Experimental investigation of buckling of thin-walled cylindrical shells subjected to combined bending and torsion

The objective of this paper is to provide and evaluate experimental results for buckling of thin cylindrical shells under combined bending and torsion appropriate for applications in steel wind turbine towers. Wind turbine towers are commonly made of steel cylindrical shells with large diameter-to-thickness ratios, making stability an essential concern. Towers are subject to complex loading including compression, bending, shear, and torsion, with the combination of bending and torsion at the top of the tower being a controlling load case. Though there have been a number of studies into the stability and design of cylinders subjected to isolated loading conditions (e.g. compression or bending), investigations into the structural response of thin-walled cylinders under combined bending and torsion remain scarce.
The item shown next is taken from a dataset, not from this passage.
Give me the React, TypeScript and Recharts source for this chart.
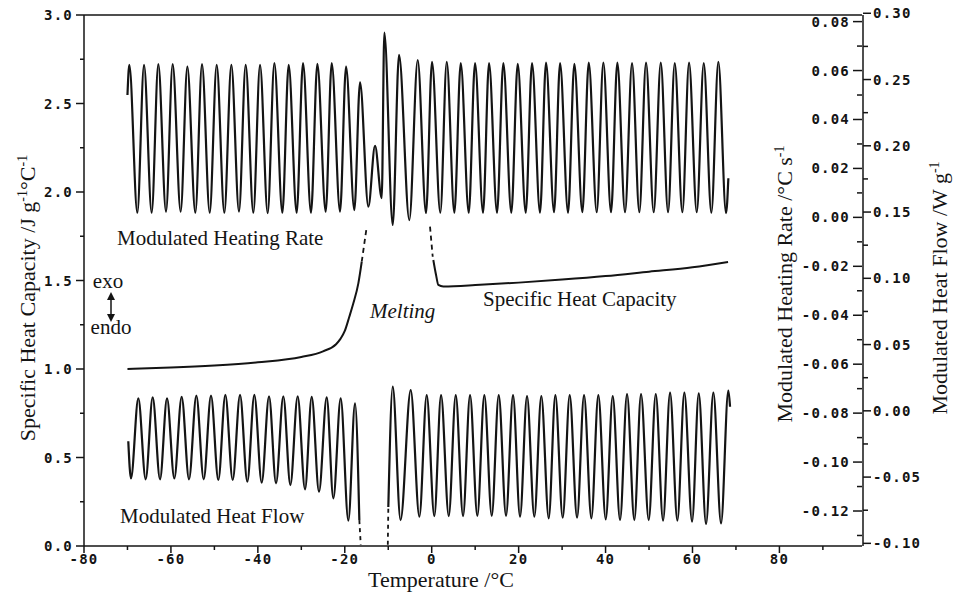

To address the knowledge gap, an experimental study was carried out on the stability of steel cylinders under combined bending and torsion. A total of 48 cylinders with diameter-to-thickness ratios ranging between 127 and 320 were tested under varying bending and torsion combinations as commonly experienced in wind turbine towers. To gain further insight into the imperfection sensitivity of the shells, a 3D laser scanner was used to determine geometric imperfections of each test specimen prior to testing. The combined bending and torsion test setup, instrumentation, loading procedures, and structural response, including ultimate resistances, load-deformation characteristics and failure modes are reported. The test results are aimed to provide a firm basis for the validation of numerical models and development of advanced design approaches, such as the Reference Resistance Design, for cylindrical shells under combined bending and torsion. Future work will involve creating laboratory scale and full-scale wind turbine tower finite element models and providing improved guidance on combined bending and torsion demands.